I was so not having this conversation with the school librarian. I grabbed my bag and stood up.
“We fall for the ones our friends—and family—don’t get,” she added with a sad smile.
“I’ve got to go.” I left the library.
But then I thought, Maybe she has something there. Micah was not who Dad or my friends would pick for me. Still. She was like thirty-five or something. It was not the same thing at all.
But Micah was right. Someone was watching us, although maybe not for the reasons he imagined.
15
A Man Can Dream
Therapeutic Statement 42-03282028-12
Subject: WALLENBERG, MICAH JONAS, 15
Facility: HAMILTON DETENTION CENTER TFC-42
Dreams suck. Not all dreams do, obviously. But this one did. Big-time. Most mornings I don’t even remember them. I just roll out of bed and see what’s for breakfast. Okay, I feed the cat, do my chores, shower, and then see what’s cooking. By the time I’m shoveling oatmeal into my mouth, any trace of a dream is out of my head.
This time, though, it was like something important was there, something I couldn’t quite see, as if a wall were blocking it. I remember being in a crowd of people, all way taller than me. They were moving and shouting, not angry shouts but more like chanting. A guy—I think it was my dad—lifted me up and put me on a fence or wall so I could see over the crowd. He told me to stay put as the crowd started to surge forward, carrying him with it. All I could see were heads. Hundreds of them. Then there were sirens. And angry shouting. And shots. Smoke. People running. A man called my name. And then nothing. This big, fat wall of nothingness I couldn’t see around.
I sketched what I remembered, meaning to show Nora later. Somehow that thought made me feel pretty mellow. Glossy even.
Then Mrs. Brooks knocked on the door. I knew it was her because Mom was working the night shift. Again.
“Young man,” Mrs. Brooks said in that mock stern voice she puts on to get me to do stuff. “You’re going to be late for school if you don’t shake a leg. And you promised me some firewood for the ovens. We’re making a big batch today.”
I could already smell the bread baking across the square.
“I’m up,” I told her.
“Sure you are.” She chuckled. “I saved you some muffins for breakfast. Those Peterson kids eat enough for an army.”
Mrs. Brooks always has my back.
I rolled out of my cot, banging my cast on the dresser that doubles for my desk. Our shack is a definite improvement over living in our car, but I still miss a real, person-sized bed. I pulled on the cleanest-smelling T-shirt I could find out of the pile on the floor, fed Mr. Mao, and wrestled a shopping cart out to the woodpile.
Sometimes we used salvage wood, the stuff we’d ripped out of old houses that was too damaged to use again. Today we had proper logs for the bake ovens. A guy traded us a truckload for some bathroom fixtures and a half-dozen loaves of rosemary garlic sourdough. Mrs. Brooks has connections.
I wheeled the cart over to the pavilion and told Mrs. Brooks I’d get the rest after school.

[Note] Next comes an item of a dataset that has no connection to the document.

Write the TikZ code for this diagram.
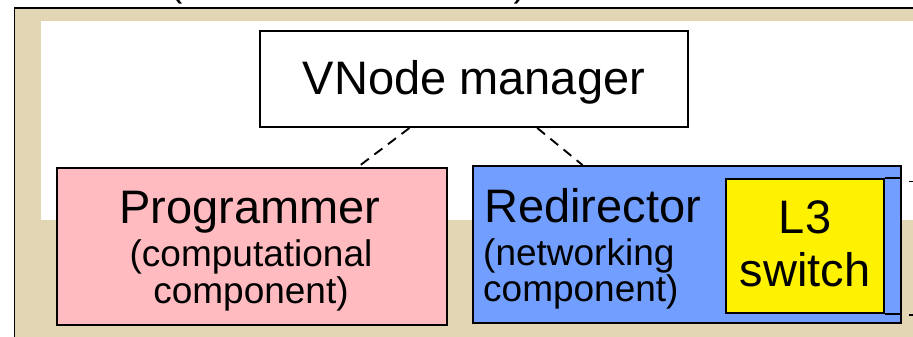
\documentclass[tikz,border=0pt]{standalone}
\usepackage{fontspec}
\setmainfont{Liberation Sans}
\usepackage{tikz}
\usetikzlibrary{positioning,calc}

\definecolor{frametan}{RGB}{227,214,180}
\definecolor{progpink}{RGB}{255,187,192}
\definecolor{redirblue}{RGB}{114,159,255}

\begin{document}
\begin{tikzpicture}[x=1pt, y=-1pt,
    box/.style={draw, line width=1.9pt, inner sep=0pt},
    big/.style={font=\fontsize{47}{52}\selectfont, anchor=base, inner sep=0pt},
    small/.style={font=\fontsize{37}{36}\selectfont, anchor=base, inner sep=0pt},
    link/.style={line width=1.9pt, dash pattern=on 10pt off 7pt},
    wire/.style={line width=1.9pt}]
  \useasboundingbox (0,0) rectangle (913,337);
  \clip (0,0) rectangle (913,337);

  % tan frame with the white panel on it
  \draw[fill=frametan, line width=1.6pt] (14.5,8) rectangle (950,360);
  \fill[white] (41,21) rectangle (950,220);
  \node[small] (caption) at (348,-3) {(\hspace{331pt})};

  % manager on top
  \node[box, fill=white, minimum width=428pt, minimum height=96pt] (vnode) at (474,79) {};
  \node[big] (vnodetext) at (474,95) {VNode manager};

  % the two components
  \node[box, fill=progpink, minimum width=390pt, minimum height=157pt] (prog) at (252,246.5) {};
  \node[big] (progtitle) at (250,223) {Programmer};
  \node[small] (progsub) at (251,266) {(computational};
  \node[small] (progsubb) at (251,303) {component)};

  \node[box, fill=redirblue, minimum width=428pt, minimum height=157pt] (redir) at (687,244.5) {};
  \node[big, anchor=base west] (redirtitle) at (484,222) {Redirector};
  \node[small, anchor=base west] (redirsub) at (483,265) {(networking};
  \node[small, anchor=base west] (redirsubb) at (483,301) {component)};

  \node[box, fill=yellow, minimum width=158pt, minimum height=134pt] (switch) at (805,246) {};
  \node[big] (switchtop) at (805,233) {L3};
  \node[big] (switchbot) at (805,286) {switch};

  % dashed links from the manager
  \draw[link] ($(vnode.south west)!0.35!(vnode.south east)$) -- ($(prog.north west)!0.77!(prog.north east)$);
  \draw[link] ($(vnode.south west)!0.647!(vnode.south east)$) -- ($(redir.north west)!0.257!(redir.north east)$);

  % switch ports going out to the right
  \draw[wire] (switch.north east) -- (switch.north east -| redir.east);
  \draw[wire] (switch.south east) -- (switch.south east -| redir.east);
  \coordinate (uplink) at (909,181.5);
  \coordinate (downlink) at (909,315);
  \draw[wire] (uplink) -- ++(10,0);
  \draw[wire] (downlink) -- ++(10,0);
\end{tikzpicture}
\end{document}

“Sure you will,” she said, nodding. She handed me a warm paper bag filled with blueberry muffins and a to-go cup of coffee. The smell of the blueberries and the coffee (and that little dash of
vanilla the old lady dabbed on her wrists every morning) was the smell of pure love.
“Marry me, Mrs. Brooks,” I said as I slung my bag over my shoulder.
“Get to school, child,” she said, this time not so stern. She pointed toward the gate.